M: Tutti i giorni! Per me è uno sfogo, e non sempre il risultato è inerente al gruppo. Ho cominciato a suonare prestissimo, compongo a priori e sperimento sulle cose nuove che mi vengono fuori. Non è mai capitato che un riff creato per i Novembre venisse abbandonato, sono sempre stati sviluppati.

Qual è la critica che vi muovono più spesso?

M: Una cosa che ho sentito dire spesso è che siamo “troppo poco metal” per gli ascoltatori del metal estremo, oppure “troppo metal” rispetto al prog; ci hanno considerato né carne né pesce da questo punto di vista, però vedendo come è andato il mercato è stata una scelta quasi lungimirante.
C: Questo l’ho sentito anch’io. Poi gente che ci dice che ci siamo rammolliti, commenti in cui chiedono perché c’è il growl, e poi sotto gente che si lamenta perché sente troppi pochi growl! (ridono)

La copertina è, come al solito, di Travis Smith. Come fanno le vostre idee ad essere trasposte sul mezzo “fisico”?

C: Io gli mando le mie idee, dei .jpeg, anche degli schizzi, poi ci lavora sopra lui. Questo artwork è stato impegnativo, le idee che ci aveva mandato non ci soddisfavano e gli ho dato un ultimo suggerimento. Gli dissi di fare una versione sua della Venere di Botticelli, e lui è arrivato con questo disegno.

Si dice di te che non ami esibirti. Ora che l’onere è passato al chitarrista Giuseppe Ferilli, come ti senti?

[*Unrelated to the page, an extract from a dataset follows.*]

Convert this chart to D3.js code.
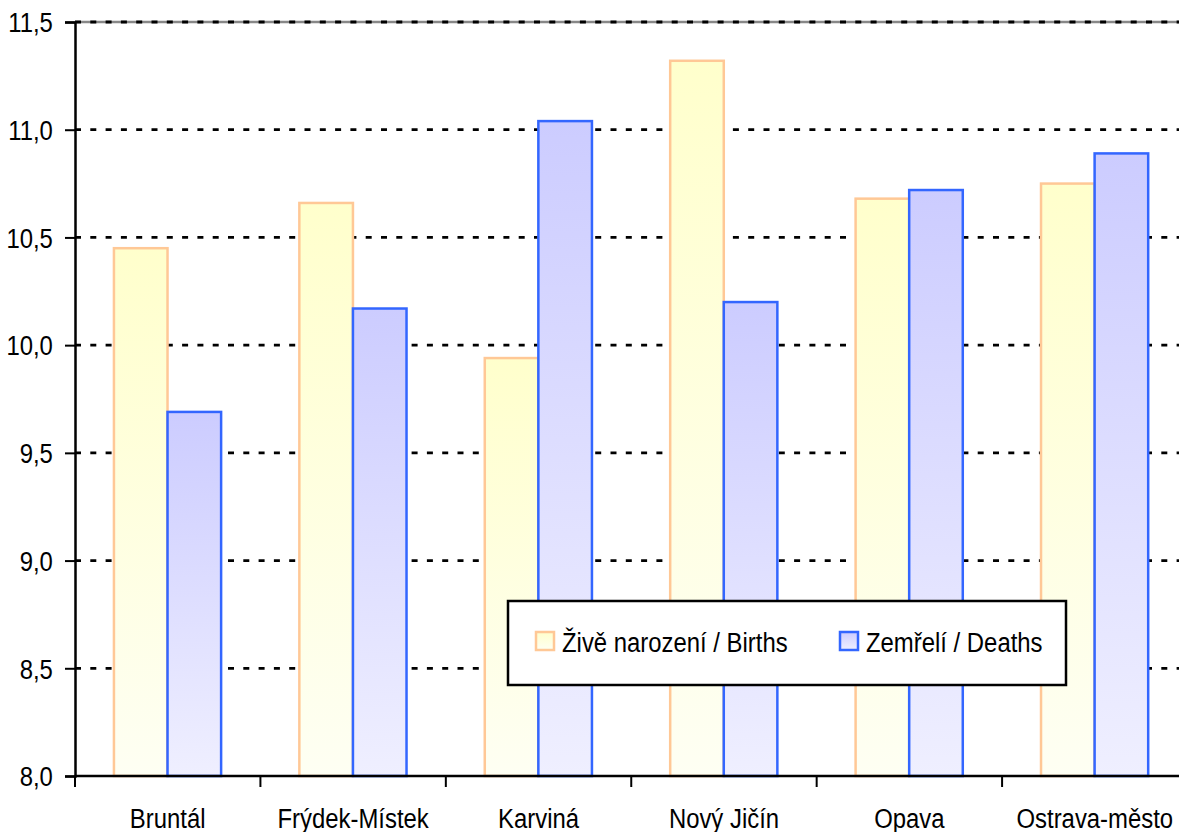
<!DOCTYPE html>
<html>
<head>
<meta charset="utf-8">
<script src="https://cdn.jsdelivr.net/npm/d3@7"></script>
<style>
  body { margin: 0; background: #fff; }
  text { font-family: "Liberation Sans", Arial, sans-serif; font-size: 27px; fill: #000; }
</style>
</head>
<body>
<div id="chart"></div>
<script>
const categories = ["Bruntál", "Frýdek-Místek", "Karviná", "Nový Jičín", "Opava", "Ostrava-město"];
const births = [10.45, 10.66, 9.94, 11.32, 10.68, 10.75];
const deaths = [9.69, 10.17, 11.04, 10.20, 10.72, 10.89];
const seriesKeys = ["births", "deaths"];
const seriesNames = ["Živě narození / Births", "Zemřelí / Deaths"];
const yTicks = [8.0, 8.5, 9.0, 9.5, 10.0, 10.5, 11.0, 11.5];

const width = 1179, height = 832;
const plot = {left: 75, right: 1187.5, top: 22, bottom: 776};
const textScale = 0.885;

const svg = d3.select("#chart").append("svg")
    .attr("width", width)
    .attr("height", height);

// gradients for the bars
const defs = svg.append("defs");
const grads = {
    births: ["#ffffcc", "#fefff3"],
    deaths: ["#ccccff", "#efefff"]
};
const strokes = {births: "#ffc896", deaths: "#3366ff"};
seriesKeys.forEach(k => {
    const g = defs.append("linearGradient")
        .attr("id", `grad-${k}`)
        .attr("x1", 0).attr("y1", 0).attr("x2", 0).attr("y2", 1);
    g.append("stop").attr("offset", "0%").attr("stop-color", grads[k][0]);
    g.append("stop").attr("offset", "100%").attr("stop-color", grads[k][1]);
});

const x = d3.scaleBand().domain(categories).range([plot.left, plot.right]);
const x1 = d3.scaleBand().domain(seriesKeys).range([x.bandwidth() * 0.21, x.bandwidth() * 0.788]);
const y = d3.scaleLinear().domain([8, 11.5]).range([plot.bottom, plot.top]);

const fmt = v => d3.format(".1f")(v).replace(".", ",");

// slightly condensed text helper
function label(g, px, py, str, anchor) {
    return g.append("text")
        .attr("transform", `translate(${px},${py}) scale(${textScale},1)`)
        .attr("text-anchor", anchor)
        .text(str);
}

// gridlines
svg.append("line")
    .attr("x1", plot.left).attr("x2", plot.right)
    .attr("y1", y(11.5)).attr("y2", y(11.5))
    .attr("stroke", "#888").attr("stroke-width", 2.5);
svg.append("g").selectAll("line")
    .data(yTicks.filter(t => t > 8))
    .enter().append("line")
    .attr("x1", plot.left).attr("x2", plot.right)
    .attr("y1", d => y(d)).attr("y2", d => y(d))
    .attr("stroke", "#000")
    .attr("stroke-width", 2.8)
    .attr("stroke-dasharray", "6,9.3");

// bars
const rows = categories.map((c, i) => ({cat: c, births: births[i], deaths: deaths[i]}));
svg.append("g").selectAll("g")
    .data(rows)
    .enter().append("g")
    .attr("transform", d => `translate(${x(d.cat)},0)`)
    .selectAll("rect")
    .data(d => seriesKeys.map(k => ({key: k, value: d[k]})))
    .enter().append("rect")
    .attr("x", d => x1(d.key))
    .attr("width", x1.bandwidth())
    .attr("y", d => y(d.value))
    .attr("height", d => y(8) - y(d.value))
    .attr("fill", d => `url(#grad-${d.key})`)
    .attr("stroke", d => strokes[d.key])
    .attr("stroke-width", 2.5);

// y axis
const yAxis = svg.append("g")
    .attr("transform", `translate(${plot.left},0)`)
    .call(d3.axisLeft(y).tickValues(yTicks).tickFormat(fmt).tickSize(10).tickPadding(15));
yAxis.select(".domain").attr("stroke", "#000").attr("stroke-width", 2.5);
yAxis.selectAll(".tick line").attr("stroke", "#000").attr("stroke-width", 2);
yAxis.selectAll(".tick text")
    .attr("dy", "0.36em")
    .attr("transform", `scale(${textScale},1)`);
yAxis.attr("font-size", null).attr("font-family", null);

// x axis
const xAxis = svg.append("g");
xAxis.append("line")
    .attr("x1", plot.left).attr("x2", plot.right)
    .attr("y1", plot.bottom).attr("y2", plot.bottom)
    .attr("stroke", "#000").attr("stroke-width", 2.5);
xAxis.selectAll(".xtick")
    .data(categories)
    .enter().append("line")
    .attr("class", "xtick")
    .attr("x1", d => x(d)).attr("x2", d => x(d))
    .attr("y1", plot.bottom).attr("y2", plot.bottom + 11)
    .attr("stroke", "#000").attr("stroke-width", 2);
categories.forEach(c => {
    label(xAxis, x(c) + x.bandwidth() / 2, 828, c, "middle");
});

// legend
const legend = svg.append("g").attr("transform", "translate(508,601)");
legend.append("rect")
    .attr("width", 558).attr("height", 84)
    .attr("fill", "#fff")
    .attr("stroke", "#000").attr("stroke-width", 2.5);
const legendX = [28, 332];
seriesKeys.forEach((k, i) => {
    legend.append("rect")
        .attr("x", legendX[i]).attr("y", 31)
        .attr("width", 18).attr("height", 18)
        .attr("fill", `url(#grad-${k})`)
        .attr("stroke", strokes[k]).attr("stroke-width", 2.5);
    label(legend, legendX[i] + 26, 51, seriesNames[i], "start");
});
</script>
</body>
</html>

C: Sollevato. Io non sono mai stato un chitarrista, usavo la chitarra in funzione della composizione. Sono partito come bassista, poi sono finito alla chitarra…ma così a freddo non ce l’avrei fatta a sostenere un tour, inoltre c’è una grande differenza di strumentazione tra me e Massimiliano, negli anni lui si è fatto una strumentazione professionale…io ho una pedaliera giocattolo, con la sua non saprei dove mettere i piedi. Una differenza abissale. Giuseppe, invece, è molto simile a Massimiliano, sono cultori dello strumento.

Avete fatto un solo video, quello di Anaemia. Perché?

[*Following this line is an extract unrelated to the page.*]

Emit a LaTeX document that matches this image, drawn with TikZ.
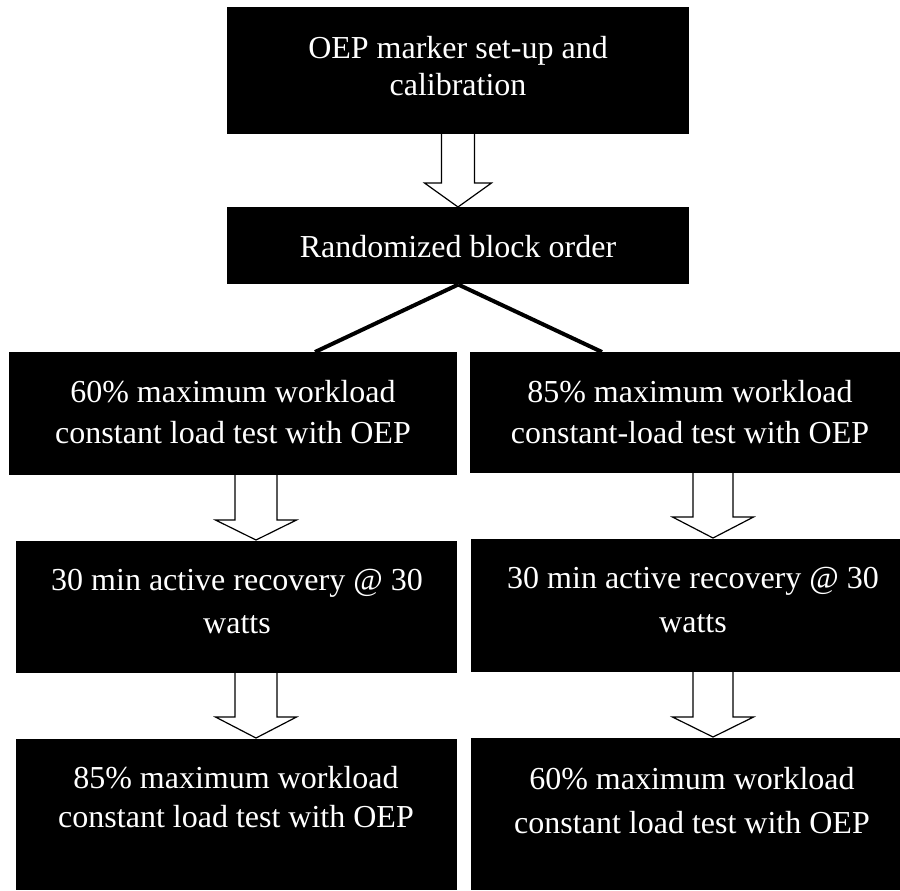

C: Perché per me, fino all’altroieri (ossia dieci anni fa), il video era per i gruppi mainstream, completamente fuori dalla nostra portata. Adesso è molto più accessibile, e si possono realizzare cose molto carine senza spendere un capitale. Abbiamo realizzato il video di Annoluce con una regista romana, ed ospite, come nell’album, Anders Nyström dei Katatonia; ha creato un plot molto interessante.

Quindi ora vi state avvicinando al mainstream?

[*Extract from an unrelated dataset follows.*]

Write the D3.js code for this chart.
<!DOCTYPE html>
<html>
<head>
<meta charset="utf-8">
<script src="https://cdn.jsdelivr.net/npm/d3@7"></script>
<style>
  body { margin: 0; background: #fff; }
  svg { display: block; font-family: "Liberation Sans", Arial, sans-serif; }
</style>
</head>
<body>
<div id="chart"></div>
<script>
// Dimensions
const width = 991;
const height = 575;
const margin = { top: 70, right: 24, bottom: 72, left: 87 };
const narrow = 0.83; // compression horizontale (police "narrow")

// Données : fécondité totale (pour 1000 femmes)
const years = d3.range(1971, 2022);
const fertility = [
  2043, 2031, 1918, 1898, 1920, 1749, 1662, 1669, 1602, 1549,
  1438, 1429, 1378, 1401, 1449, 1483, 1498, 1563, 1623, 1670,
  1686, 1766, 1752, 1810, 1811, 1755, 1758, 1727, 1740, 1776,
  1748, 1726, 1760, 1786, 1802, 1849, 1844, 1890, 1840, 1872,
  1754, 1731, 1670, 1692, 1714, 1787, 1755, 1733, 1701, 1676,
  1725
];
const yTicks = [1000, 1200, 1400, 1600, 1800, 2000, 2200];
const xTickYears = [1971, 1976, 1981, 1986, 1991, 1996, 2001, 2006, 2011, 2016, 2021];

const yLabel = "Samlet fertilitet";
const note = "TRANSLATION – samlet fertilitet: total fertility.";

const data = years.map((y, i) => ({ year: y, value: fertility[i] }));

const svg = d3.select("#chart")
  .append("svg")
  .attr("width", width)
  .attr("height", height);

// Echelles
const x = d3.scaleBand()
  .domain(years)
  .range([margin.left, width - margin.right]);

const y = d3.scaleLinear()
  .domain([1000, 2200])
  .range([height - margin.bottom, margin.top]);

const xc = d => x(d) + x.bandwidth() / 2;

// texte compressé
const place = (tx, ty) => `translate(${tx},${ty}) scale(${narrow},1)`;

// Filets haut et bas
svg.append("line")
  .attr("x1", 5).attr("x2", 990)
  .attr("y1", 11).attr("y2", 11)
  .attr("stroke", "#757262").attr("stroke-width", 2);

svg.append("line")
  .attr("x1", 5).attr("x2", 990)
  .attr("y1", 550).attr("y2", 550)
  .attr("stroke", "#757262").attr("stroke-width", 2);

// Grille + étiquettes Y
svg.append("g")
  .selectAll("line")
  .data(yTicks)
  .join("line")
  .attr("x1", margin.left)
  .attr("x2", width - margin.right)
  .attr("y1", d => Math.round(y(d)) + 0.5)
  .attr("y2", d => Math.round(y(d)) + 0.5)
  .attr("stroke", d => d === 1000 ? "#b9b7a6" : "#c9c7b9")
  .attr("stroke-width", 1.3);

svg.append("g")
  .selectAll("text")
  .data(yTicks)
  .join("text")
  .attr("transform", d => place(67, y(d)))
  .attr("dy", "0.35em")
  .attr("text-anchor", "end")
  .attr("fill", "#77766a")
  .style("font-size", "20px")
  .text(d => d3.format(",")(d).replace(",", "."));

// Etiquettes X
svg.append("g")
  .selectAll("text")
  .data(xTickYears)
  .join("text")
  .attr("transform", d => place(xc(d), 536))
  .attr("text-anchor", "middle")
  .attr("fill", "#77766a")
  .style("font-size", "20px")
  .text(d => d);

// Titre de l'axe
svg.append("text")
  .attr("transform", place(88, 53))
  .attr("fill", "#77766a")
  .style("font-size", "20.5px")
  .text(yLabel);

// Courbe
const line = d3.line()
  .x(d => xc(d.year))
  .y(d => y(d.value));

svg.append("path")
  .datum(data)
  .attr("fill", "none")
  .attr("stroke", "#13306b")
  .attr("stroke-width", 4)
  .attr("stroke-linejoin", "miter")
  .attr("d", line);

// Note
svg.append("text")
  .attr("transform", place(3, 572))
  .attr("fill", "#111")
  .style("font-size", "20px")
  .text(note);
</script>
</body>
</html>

C: “Mainstream” è una definizione azzardata al giorno d’oggi, tutti i gruppi grossi si sono rimpiccioliti. Fra poco beccheremo i Metallica per strada…Pecco d’ambizione. Tutto quello che viene, viene, senza forzare il corso degli eventi.
M: Non abbiamo mai sforato oltre la nostra nicchia. Quando abbiamo iniziato, il nostro genere era underground, non ha mai spopolato; le nostre necessità erano altrettanto piccole. Però non abbiamo girato il video con la convinzione d’essere arrivati, semplicemente ci piaceva il progetto, lo ritenevamo interessante.

Avete iniziato nel periodo delle fanzine. Cosa era migliore nel rapporto con le band e coi fans?

M: Il bacino d’utenza s’è ampliato, però a scapito della veridicità dei rapporti: una volta c’era più corrispondenza.
C: Il fatto che uno impiegasse il proprio tempo per scrivere una lettera, acquistare il francobollo, spedire la busta, rendeva il rapporto più genuino; era anche un dispendio di denaro. Un filtro che toglieva di mezzo tanti perditempo, che grazie a questi ostacoli erano fuori dalla scena. Una selezione naturale che oggi non c’è più, perché si registra con un computer e basta nulla per mettere il proprio disco su Bandcamp e dire che hai un gruppo. Oggi è pieno di millantatori, perché il processo è diventato molto più semplice.

Avete registrato soltanto due cover, The Promise degli Arcadia (side project dei Duran Duran) e Cloudbusting di Kate Bush. Con gli ascolti di adesso, cosa vorreste coverizzare?

M: Sicuramente una dei Radiohead, gusto personale.
C: No dai, i Radiohead no. Un pezzo da mettere in un disco, magari gli Smiths, che piacciono pure a te…oppure qualcosa di un gruppo totalmente avulso dal metal come i Dead Can Dance.
M: L’abbiamo pure fatta!
C: Si, magari un giorno la tiriamo fuori.